SET PROBLEM: Repeat exactly, and only, the lines from the one that contains "Reproduce this chart" to the one that contains "import * as echarts from 'echarts';", both ends included. Omit every picture.

THE RECORDS:
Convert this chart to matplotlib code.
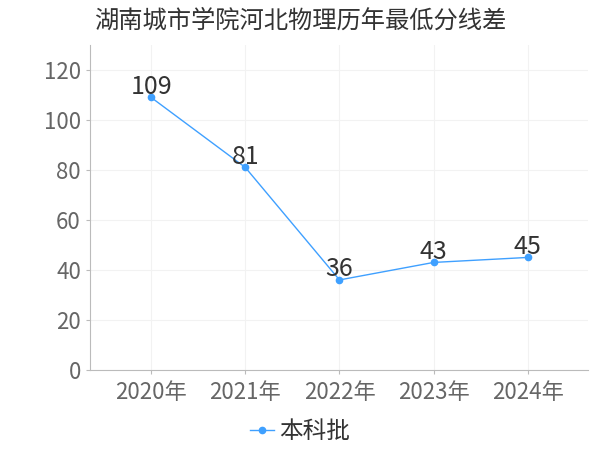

* * *

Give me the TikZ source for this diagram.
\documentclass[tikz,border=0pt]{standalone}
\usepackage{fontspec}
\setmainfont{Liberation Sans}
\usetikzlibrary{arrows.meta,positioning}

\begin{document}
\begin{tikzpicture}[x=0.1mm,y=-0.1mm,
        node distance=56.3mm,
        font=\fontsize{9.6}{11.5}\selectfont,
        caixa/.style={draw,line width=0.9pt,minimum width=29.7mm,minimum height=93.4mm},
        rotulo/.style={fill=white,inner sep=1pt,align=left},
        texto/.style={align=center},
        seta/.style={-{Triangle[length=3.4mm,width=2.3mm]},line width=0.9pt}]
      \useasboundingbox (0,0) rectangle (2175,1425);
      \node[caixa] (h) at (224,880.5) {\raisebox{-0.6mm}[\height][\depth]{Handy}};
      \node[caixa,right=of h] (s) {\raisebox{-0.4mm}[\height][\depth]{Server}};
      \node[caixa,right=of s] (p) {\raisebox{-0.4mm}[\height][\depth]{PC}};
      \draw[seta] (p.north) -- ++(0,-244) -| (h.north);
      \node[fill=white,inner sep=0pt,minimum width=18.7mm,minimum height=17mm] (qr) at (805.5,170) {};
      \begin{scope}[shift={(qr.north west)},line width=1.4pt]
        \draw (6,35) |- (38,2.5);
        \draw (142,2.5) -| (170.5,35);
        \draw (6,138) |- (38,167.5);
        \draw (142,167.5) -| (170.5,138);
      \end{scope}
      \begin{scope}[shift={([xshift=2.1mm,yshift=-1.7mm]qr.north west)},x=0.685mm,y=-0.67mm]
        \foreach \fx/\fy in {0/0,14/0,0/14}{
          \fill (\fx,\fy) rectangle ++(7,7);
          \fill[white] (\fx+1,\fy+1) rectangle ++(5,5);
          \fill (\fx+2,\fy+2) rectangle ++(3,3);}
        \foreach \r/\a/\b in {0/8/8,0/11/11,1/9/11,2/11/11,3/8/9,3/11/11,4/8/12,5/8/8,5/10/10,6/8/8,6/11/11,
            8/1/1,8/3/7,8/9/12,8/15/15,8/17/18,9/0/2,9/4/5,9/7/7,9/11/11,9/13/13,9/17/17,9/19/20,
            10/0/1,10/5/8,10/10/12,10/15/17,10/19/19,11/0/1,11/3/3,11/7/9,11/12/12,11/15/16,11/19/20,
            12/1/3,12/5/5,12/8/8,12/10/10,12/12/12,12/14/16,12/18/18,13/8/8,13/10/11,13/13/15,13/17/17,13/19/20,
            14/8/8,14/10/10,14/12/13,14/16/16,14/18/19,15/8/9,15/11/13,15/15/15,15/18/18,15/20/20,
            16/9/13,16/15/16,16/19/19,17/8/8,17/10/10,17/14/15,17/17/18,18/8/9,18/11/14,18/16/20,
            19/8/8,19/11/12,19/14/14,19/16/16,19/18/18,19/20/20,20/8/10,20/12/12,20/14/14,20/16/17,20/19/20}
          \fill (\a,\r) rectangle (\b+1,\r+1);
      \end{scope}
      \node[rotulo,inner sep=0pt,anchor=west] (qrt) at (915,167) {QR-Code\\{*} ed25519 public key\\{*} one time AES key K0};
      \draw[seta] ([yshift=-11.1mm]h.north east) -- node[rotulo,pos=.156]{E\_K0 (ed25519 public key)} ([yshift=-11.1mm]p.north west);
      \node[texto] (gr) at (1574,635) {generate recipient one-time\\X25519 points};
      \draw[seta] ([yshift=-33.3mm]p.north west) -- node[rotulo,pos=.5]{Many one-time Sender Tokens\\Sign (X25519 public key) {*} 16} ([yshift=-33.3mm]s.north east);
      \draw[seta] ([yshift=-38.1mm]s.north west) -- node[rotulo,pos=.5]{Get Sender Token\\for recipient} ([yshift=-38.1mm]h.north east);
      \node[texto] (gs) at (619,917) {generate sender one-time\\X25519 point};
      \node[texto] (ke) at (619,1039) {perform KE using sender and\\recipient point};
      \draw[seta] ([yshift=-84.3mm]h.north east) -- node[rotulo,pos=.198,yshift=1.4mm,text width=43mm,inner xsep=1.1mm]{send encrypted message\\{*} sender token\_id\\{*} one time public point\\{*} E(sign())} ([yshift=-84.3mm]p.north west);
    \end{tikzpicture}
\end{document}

==

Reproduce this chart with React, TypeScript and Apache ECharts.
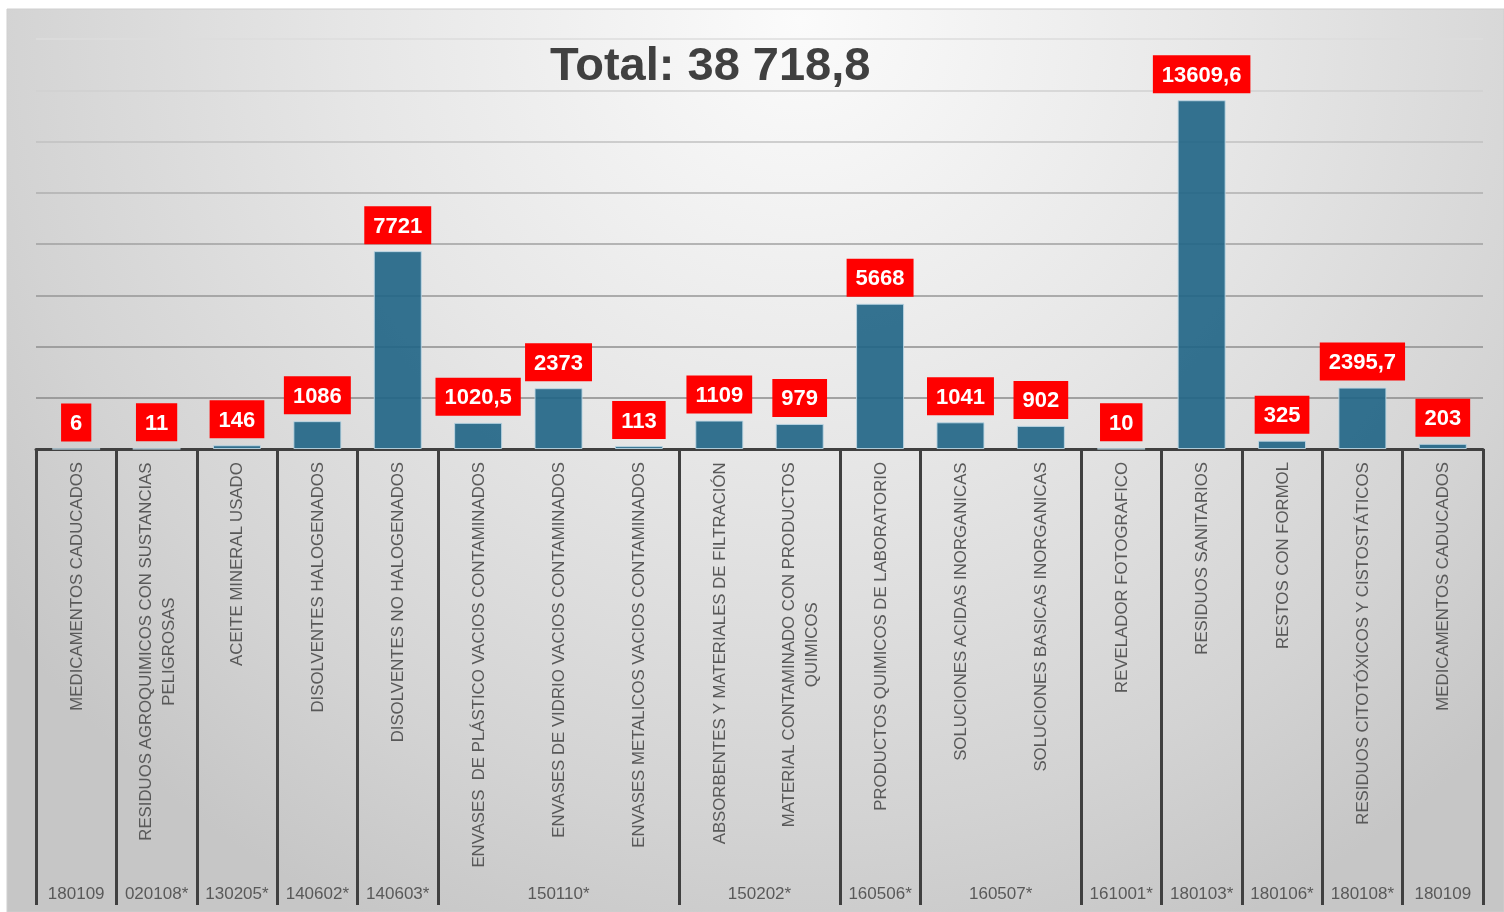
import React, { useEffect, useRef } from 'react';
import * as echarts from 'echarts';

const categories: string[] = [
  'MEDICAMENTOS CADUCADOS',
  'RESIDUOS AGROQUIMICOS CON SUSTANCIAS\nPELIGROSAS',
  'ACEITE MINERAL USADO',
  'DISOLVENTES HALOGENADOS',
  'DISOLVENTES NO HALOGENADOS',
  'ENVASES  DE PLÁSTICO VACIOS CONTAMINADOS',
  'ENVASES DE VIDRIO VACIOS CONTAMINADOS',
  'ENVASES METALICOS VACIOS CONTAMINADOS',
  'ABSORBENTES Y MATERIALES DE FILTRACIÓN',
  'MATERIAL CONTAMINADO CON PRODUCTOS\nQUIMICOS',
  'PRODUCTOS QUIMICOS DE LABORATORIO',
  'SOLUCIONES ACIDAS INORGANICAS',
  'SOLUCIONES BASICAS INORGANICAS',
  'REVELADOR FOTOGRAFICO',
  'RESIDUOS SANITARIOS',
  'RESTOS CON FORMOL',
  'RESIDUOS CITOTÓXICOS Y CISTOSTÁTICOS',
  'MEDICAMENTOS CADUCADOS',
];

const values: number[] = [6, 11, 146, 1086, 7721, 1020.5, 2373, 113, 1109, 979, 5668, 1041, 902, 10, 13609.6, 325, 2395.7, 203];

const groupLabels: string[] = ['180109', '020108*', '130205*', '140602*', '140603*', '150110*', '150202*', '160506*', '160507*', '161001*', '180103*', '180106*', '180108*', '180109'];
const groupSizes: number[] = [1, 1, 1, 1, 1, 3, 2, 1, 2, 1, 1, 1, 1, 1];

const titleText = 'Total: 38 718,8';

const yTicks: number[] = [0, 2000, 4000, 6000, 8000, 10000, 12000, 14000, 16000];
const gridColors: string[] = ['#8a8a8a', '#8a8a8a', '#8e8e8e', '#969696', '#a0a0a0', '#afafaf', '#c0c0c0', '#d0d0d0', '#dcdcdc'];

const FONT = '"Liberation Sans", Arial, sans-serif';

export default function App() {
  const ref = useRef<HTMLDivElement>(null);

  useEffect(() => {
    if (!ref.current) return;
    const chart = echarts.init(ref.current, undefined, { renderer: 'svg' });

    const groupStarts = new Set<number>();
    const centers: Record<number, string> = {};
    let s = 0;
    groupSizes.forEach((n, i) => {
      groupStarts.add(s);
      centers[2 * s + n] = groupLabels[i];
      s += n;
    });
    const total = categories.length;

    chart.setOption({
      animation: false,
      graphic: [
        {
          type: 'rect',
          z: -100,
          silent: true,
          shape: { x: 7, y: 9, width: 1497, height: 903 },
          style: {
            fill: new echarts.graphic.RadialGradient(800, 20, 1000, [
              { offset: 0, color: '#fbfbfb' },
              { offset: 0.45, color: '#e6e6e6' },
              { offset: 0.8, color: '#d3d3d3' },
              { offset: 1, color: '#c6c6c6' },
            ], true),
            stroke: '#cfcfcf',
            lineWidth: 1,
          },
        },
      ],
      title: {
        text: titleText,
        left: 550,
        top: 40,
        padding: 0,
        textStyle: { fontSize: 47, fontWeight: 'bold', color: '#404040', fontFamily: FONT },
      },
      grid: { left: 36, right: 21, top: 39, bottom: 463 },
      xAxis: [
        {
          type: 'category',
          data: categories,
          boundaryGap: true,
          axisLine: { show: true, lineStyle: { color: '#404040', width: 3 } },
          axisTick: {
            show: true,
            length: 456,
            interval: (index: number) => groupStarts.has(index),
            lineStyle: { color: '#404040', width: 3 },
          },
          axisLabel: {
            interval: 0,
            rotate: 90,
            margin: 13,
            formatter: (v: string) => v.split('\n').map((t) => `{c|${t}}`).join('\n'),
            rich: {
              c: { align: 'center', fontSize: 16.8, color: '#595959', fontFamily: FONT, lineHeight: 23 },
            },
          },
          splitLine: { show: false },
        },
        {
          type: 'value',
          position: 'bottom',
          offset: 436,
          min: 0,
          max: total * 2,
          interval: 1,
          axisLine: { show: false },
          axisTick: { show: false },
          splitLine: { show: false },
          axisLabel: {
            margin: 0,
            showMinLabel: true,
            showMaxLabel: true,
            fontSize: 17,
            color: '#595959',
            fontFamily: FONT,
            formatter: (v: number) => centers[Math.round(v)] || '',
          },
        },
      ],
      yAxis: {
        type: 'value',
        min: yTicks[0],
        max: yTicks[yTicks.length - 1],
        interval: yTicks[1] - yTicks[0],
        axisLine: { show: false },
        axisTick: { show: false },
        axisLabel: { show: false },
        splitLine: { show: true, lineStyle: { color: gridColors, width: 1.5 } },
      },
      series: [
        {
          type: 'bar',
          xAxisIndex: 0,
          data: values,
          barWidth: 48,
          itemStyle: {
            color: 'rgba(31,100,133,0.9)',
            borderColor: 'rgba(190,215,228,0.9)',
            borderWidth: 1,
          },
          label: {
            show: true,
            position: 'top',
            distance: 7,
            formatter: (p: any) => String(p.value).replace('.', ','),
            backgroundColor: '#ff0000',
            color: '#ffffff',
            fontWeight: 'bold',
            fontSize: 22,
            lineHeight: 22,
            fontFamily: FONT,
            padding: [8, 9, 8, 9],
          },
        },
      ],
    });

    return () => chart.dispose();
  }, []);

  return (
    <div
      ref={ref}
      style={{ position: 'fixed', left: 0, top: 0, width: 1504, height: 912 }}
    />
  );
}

SOLUTION TO THE EXERCISE:
Reproduce this chart with React, TypeScript and Apache ECharts.
import React, { useEffect, useRef } from 'react';
import * as echarts from 'echarts';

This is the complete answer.